The 19-year-old, who had just graduated the day before, was one of two people shot on June 20 at the edge of the Capitol Hill Organized Protest zone. The other person shot was a 33-year-old man who was wounded and treated in the hospital. Anderson, who died from multiple gunshot wounds, according to the King County Medical Examiner’s Office, was shot just after 2 a.m. but police reportedly could not get to him in the area.

His father told Hannity that when he arrived at the hospital after receiving the news, there were no police officers there to speak with him and no one from the press was asking any questions. He was visibly emotional as he related that he is still waiting for Seattle Mayor Jenny Durkan or anyone else to speak with him.

“They need to come talk to me and somebody needs to come tell me something, because I still don’t know nothing,” Anderson said in the more than 30-minute interview. “Somebody needs to come to my house and knock on my door and tell me something. I don’t know nothing. All I know is my son got killed up there.

“They say, ‘He’s just a 19-year-old.’ No, that’s Horace Lorenzo Anderson [Jr.]. That’s my son, and I loved him,” he said.

“I understand Black Lives Matter and everything that’s going on,” Anderson said at one point in the interview. “But that’s not my movement right now. My movement is [to] let them know that was my son.”

He recounted how he found out that his son was shot, and that there was no official contact with law enforcement or city leaders then or now.

“The only way I found out was just two of his friends, just two friends that just happened to be up there and they came and told me,” he told Hannity.

“They weren’t even from Seattle. Now, mind you, I haven’t heard — the police department, they never came …” he continued. “Someone should’ve came and knocked on my door and … should’ve been, like, coming to talk to me and let me know about my son. To this day, I really don’t know nothing. I’m still here sitting. I don’t know nothing.”

With so many questions and facing his son’s burial on Thursday, Anderson related how he is “numb” and how he and his family members have been unable to sleep.

“I still don’t know what’s going on,” he said.

“I’m hearing from YouTube. I don’t know nothing. All I know is my son is dead. I’m still trying to figure out answers so I can sleep. I don’t sleep. My kids don’t sleep. I can’t even stay at home. My kids, they feel like they are unsafe at home. I’ve been buying motel rooms and I don’t have that type of money. I wasn’t prepared for this,” Anderson explained.

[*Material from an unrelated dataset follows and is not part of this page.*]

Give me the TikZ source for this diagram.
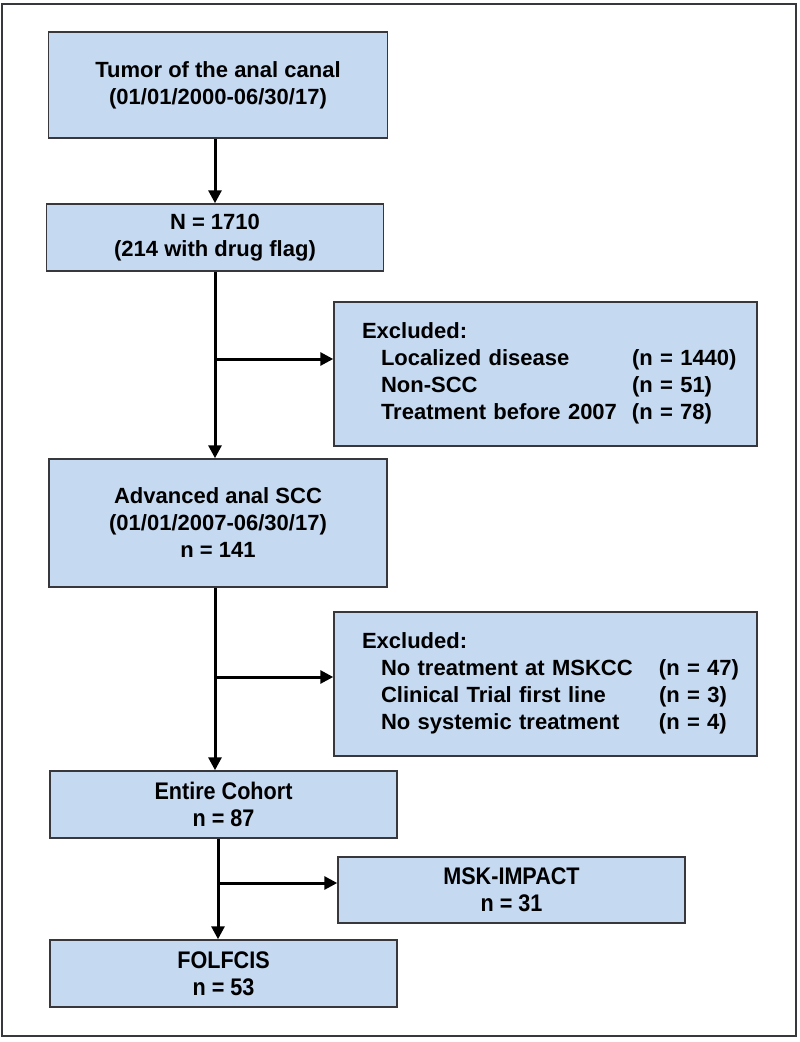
\documentclass[tikz,border=0pt]{standalone}
\usepackage{fontspec}
\setmainfont{Liberation Sans}
\newfontfamily\narrowsf[FakeStretch=0.9]{Liberation Sans}
\usepackage{tikz}
\usetikzlibrary{arrows.meta}
\definecolor{boxblue}{RGB}{197,217,241}
\definecolor{edgegray}{RGB}{55,55,60}
\tikzset{
BOX/.style={draw=edgegray,fill=boxblue,line width=1.5pt,align=center,inner sep=0pt,font=\fontsize{22}{27}\selectfont\bfseries},
NARROWBOX/.style={BOX,font=\fontsize{24}{27}\selectfont\narrowsf\bfseries},
EXCL/.style={BOX,align=left,inner xsep=28pt,text width=367pt,minimum height=144pt},
LINE/.style={draw=black,line width=3pt},
ARROW/.style={LINE,-{Triangle[length=13pt,width=13pt]}},
FRAME/.style={draw=edgegray,line width=2pt},
}

\begin{document}
\begin{tikzpicture}[x=1pt,y=-1pt]
	\useasboundingbox (0,0) rectangle (800,1042);
	\draw[FRAME] (2,4) rectangle (796,1036);
	%Main column
	\node[BOX,minimum width=339pt,minimum height=106pt] (tumor) at (218,85) {Tumor of the anal canal\\(01/01/2000-06/30/17)};
	\node[BOX,minimum width=337pt,minimum height=67pt] (total) at (215,237.5) {N = 1710\\(214 with drug flag)};
	\node[BOX,minimum width=338pt,minimum height=128pt] (adv) at (218,523) {Advanced anal SCC\\(01/01/2007-06/30/17)\\n = 141};
	\node[NARROWBOX,minimum width=347pt,minimum height=67pt] (cohort) at (223.5,804.5) {Entire Cohort\\n = 87};
	\node[NARROWBOX,minimum width=347pt,minimum height=67pt] (folfcis) at (223.5,973.5) {FOLFCIS\\n = 53};
	%Side boxes
	\node[EXCL] (excl1) at (545.5,374) {\begin{tabular}{@{\hspace{19pt}}p{251pt}@{}l@{}}
		\multicolumn{2}{@{}l@{}}{Excluded:}\\
		Localized disease & (n = 1440)\\
		Non-SCC & (n = 51)\\
		Treatment before 2007 & (n = 78)
	\end{tabular}};
	\node[EXCL] (excl2) at (545.5,684) {\begin{tabular}{@{\hspace{19pt}}p{278pt}@{}l@{}}
		\multicolumn{2}{@{}l@{}}{Excluded:}\\
		No treatment at MSKCC & (n = 47)\\
		Clinical Trial first line & (n = 3)\\
		No systemic treatment & (n = 4)
	\end{tabular}};
	\node[NARROWBOX,minimum width=347pt,minimum height=66pt] (impact) at (511.5,890) {MSK-IMPACT\\n = 31};
	%Arrows
	\coordinate (j1) at (215,359);
	\coordinate (j2) at (215,677);
	\coordinate (j3) at (218,883);
	\draw[ARROW] (total.north |- tumor.south) -- (total.north);
	\draw[ARROW] (j1 |- total.south) -- (j1 |- adv.north);
	\draw[ARROW] (j1) -- (j1 -| excl1.west);
	\draw[ARROW] (j2 |- adv.south) -- (j2 |- cohort.north);
	\draw[ARROW] (j2) -- (j2 -| excl2.west);
	\draw[ARROW] (j3 |- cohort.south) -- (j3 |- folfcis.north);
	\draw[ARROW] (j3) -- (j3 -| impact.west);
\end{tikzpicture}
\end{document}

“My son needed help, and I don’t feel like they helped my son,” he said of law enforcement. “My son needed help, and I don’t feel like they helped my son … I feel like he doesn’t — without this, he would just be nobody. He’s just — it doesn’t matter, he’s just another guy. Just another child, just swept up under the rug and that’s it and forgotten about.”

Describing the agonizing realization that he won’t see his son again made Hannity visibly emotional as well.

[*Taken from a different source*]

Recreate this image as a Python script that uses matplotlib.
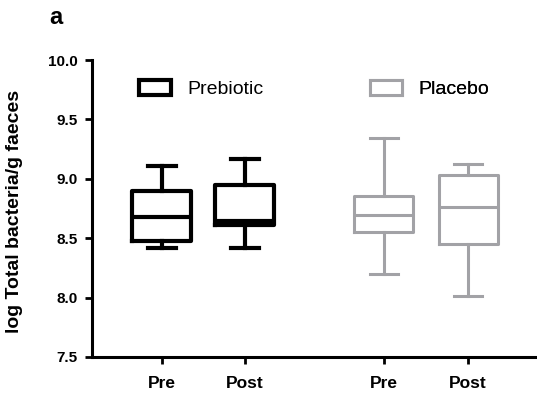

“I wake up in the morning … I look for my son in the morning. He’s not there no more. You know I’m saying? It’s like I go in there, I’m kissing a picture. He’s not there,” the father said, sharing how he has been robbed of a future with his son.

“You’re taking away generations,” he said. “You’re taking away our youth. You are taking away, my son never had a chance to have another child. My grandbaby would never be … that’s a generation taken from me.”

Despite the tragedy, Anderson told Hannity he is “being a Christian now, in my heart.”

“Everything is in God’s hands now,” he said. “God’s going to take care of it, I feel like … God is going to take care of me and he is going to take care of my son.”